On October 12, 2016, Hegland emailed Lamoureux, stating that MMC's "bank auditor found the Amalgamated/Meridian & Invoices/Payments and is citing [MMC] for being out of compliance with our bank covenants." ATI Ex. C-8. Hegland died before he could be deposed in this case, but it appears from the record that there never was a bank audit or covenant violation. ATI Ex. D at 104:6-106:1, 111:6-19, 130:19-131:11. On October 21, 2016, MMC sent Lamoureux a letter terminating its business relationship with ATI. ATI Ex. C-9. The termination letter also stated that MMC was "prepared to return the consigned Titanium Raw Material to ATI upon ATI's execution of the appropriate paperwork." Id. The paperwork in question was a waiver and release of "any and all claims, demands and causes of action that [ATI] now ha[s] or might have against" MMC. ATI Ex. G.
On October 25, 2016, ATI requested that MMC's counsel verify and itemize all titanium deliveries – as well as their condition and state of manufacture – in MMC's possession. ATI Ex. D-5. MMC has yet to do so. ATI Ex. D at 52:7-13, 196:6-12. According to an inventory compiled from ATI's records, MMC held at least $637,704.31 of ATI's titanium as of September of 2016. See ATI Ex. B-2; AOMSF ¶ 77d. Thereafter, either in December of 2016 or January of 2017, ATI made an additional oral demand for the return of the titanium during a conference call with MMC. ATI Ex. A at 248:4-249:19. To date, MMC has not withdrawn its requirement that ATI sign a release, ATI has not signed a release, and ATI's titanium has not been returned. See ATI Ex. D at 212:11-20.
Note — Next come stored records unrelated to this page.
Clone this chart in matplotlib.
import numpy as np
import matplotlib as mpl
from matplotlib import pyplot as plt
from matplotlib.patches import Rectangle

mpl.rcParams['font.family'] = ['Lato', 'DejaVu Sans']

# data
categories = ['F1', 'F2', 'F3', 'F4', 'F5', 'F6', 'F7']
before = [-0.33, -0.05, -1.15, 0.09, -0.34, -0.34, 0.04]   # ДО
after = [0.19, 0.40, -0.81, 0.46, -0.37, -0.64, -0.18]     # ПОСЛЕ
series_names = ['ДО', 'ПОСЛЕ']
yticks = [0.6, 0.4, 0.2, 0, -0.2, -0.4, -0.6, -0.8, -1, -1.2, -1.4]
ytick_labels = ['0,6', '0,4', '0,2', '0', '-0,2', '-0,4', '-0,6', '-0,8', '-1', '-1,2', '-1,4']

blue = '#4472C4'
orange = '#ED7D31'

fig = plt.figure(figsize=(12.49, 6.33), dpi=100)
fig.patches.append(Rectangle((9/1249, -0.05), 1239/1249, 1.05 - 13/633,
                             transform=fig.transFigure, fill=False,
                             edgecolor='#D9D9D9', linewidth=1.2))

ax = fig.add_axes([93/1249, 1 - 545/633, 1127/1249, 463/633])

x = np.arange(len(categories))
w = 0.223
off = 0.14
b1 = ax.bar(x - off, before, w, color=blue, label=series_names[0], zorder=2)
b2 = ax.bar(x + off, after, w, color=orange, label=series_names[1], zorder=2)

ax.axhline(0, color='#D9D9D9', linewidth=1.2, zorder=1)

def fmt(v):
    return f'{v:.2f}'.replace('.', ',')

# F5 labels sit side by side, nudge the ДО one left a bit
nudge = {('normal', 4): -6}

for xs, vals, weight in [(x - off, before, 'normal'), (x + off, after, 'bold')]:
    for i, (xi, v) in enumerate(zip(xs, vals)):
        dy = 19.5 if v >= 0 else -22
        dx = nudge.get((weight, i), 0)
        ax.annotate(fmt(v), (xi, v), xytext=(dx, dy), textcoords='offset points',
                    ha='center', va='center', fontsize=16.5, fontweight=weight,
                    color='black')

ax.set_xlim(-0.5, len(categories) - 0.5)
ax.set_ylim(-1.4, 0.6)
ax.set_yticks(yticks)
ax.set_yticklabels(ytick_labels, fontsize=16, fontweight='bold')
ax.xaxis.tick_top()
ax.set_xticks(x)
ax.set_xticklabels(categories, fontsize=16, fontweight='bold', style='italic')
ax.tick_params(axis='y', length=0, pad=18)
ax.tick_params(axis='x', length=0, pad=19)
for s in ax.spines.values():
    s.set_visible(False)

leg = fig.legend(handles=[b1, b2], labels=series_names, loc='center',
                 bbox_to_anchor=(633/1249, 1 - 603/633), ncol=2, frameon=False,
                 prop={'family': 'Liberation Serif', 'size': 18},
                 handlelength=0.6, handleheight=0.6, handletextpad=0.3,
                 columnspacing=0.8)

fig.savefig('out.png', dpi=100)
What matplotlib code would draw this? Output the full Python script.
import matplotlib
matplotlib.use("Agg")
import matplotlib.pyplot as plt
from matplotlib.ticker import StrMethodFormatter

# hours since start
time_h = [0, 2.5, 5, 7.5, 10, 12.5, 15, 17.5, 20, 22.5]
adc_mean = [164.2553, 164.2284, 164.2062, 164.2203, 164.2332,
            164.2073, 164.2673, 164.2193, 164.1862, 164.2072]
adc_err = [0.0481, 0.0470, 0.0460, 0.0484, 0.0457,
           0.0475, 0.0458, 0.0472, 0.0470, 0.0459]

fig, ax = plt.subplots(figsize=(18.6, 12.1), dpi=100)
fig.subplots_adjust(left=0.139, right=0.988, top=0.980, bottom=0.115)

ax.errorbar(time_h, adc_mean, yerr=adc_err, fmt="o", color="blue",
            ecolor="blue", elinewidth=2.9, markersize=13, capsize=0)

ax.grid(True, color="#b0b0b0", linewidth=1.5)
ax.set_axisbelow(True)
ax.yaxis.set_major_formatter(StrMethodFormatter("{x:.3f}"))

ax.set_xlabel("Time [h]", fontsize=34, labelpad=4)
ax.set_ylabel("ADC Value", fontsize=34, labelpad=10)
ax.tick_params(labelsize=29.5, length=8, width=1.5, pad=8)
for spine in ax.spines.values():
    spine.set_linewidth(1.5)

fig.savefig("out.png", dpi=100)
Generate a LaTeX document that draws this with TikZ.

On November 3, 2016, MMC's outside counsel, Lane Moyer, spoke by telephone with Tim Irish, an employee of Meridian, one of ATI's financial backers. MSF ¶ 97; AOMSF ¶ 97.1 According to Irish, Moyer told him that Bill Mennie "did not sign [the] purchase order, there was not a valid purchase order between ... MMC and [ATI] and ... that he didn't know how that signature got on that document and alluded to [Irish] that maybe David Lamoureux signed that document." ATI Ex. E at 51:13-21. Irish testified that he reported what Moyer had told him to the other investment groups backing ATI. Id. at 41:24-42:10. As a result, several companies that had expressed interest in investing in ATI chose not to go forward, and Meridian shut off its financing to ATI. Id. at 48:20-50:3.2 ATI initiated this lawsuit against MMC on October 21, 2019. See Not. of Removal (Dkt # 1) at 20.
"Summary judgment is warranted if the record, construed in the light most flattering to the nonmovant, ‘presents no genuine issue as to any material fact and reflects the movant's entitlement to judgment as a matter of law.’ " Lawless v. Steward Health Care Sys., LLC , 894 F.3d 9, 21 (1st Cir. 2018), quoting McKenney v. Mangino , 873 F.3d 75, 80 (1st Cir. 2017). The moving party "bears the initial responsibility of informing the district court of the basis for its motion and identifying those portions of [the record] which it believes demonstrate the absence of a genuine issue of material fact." Celotex Corp. v. Catrett , 477 U.S. 317, 323, 106 S.Ct. 2548, 91 L.Ed.2d 265 (1986). If this is accomplished, the burden then "shifts to the nonmoving party to establish the existence of an issue of fact that could affect the outcome of the litigation and from which a reasonable jury could find for the nonmoving party." Rogers v. Fair , 902 F.2d 140, 143 (1st Cir. 1990). The nonmoving party "must adduce specific, provable facts demonstrating that there is a triable issue." Id. (internal quotation marks omitted). "A ‘genuine’ issue of ‘material fact’ only exists ‘if a reasonable factfinder, examining the evidence and drawing all reasonable inferences helpful to the party resisting summary judgment, could resolve the dispute in that party's favor.’ " Town of Westport v. Monsanto Co. , 877 F.3d 58, 64-65 (1st Cir. 2017), quoting Cortés-Irizarry v. Corporación Insular de Seguros , 111 F.3d 184, 187 (1st Cir. 1997). The non-moving party cannot "rest[ ] merely upon conclusory allegations, improbable inferences, and unsupported speculation." Medina-Munoz v. R.J. Reynolds Tobacco Co. , 896 F.2d 5, 8 (1st Cir. 1990).
Because the court's subject matter jurisdiction is based on diversity of citizenship, Massachusetts choice-of-law principles apply. See Reicher v. Berkshire Life Ins. Co. of Am. , 360 F.3d 1, 5 (1st Cir. 2004). "Massachusetts courts take a flexible interest-based approach to conflict of laws issues and will consider a wide variety of factors in choosing the applicable law," including "(1) the needs of the interstate and international legal regimes; (2) the policies of the forum; (3) the policies of other interested jurisdictions; (4) the protection of justified expectations; (5) the basic policies underlying the particular field of law; (6) certainty, predictability, and uniformity of result; and (7) ease of applicability." Millipore Corp. v. Travelers Indem. Co. , 115 F.3d 21, 30 (1st Cir. 1997).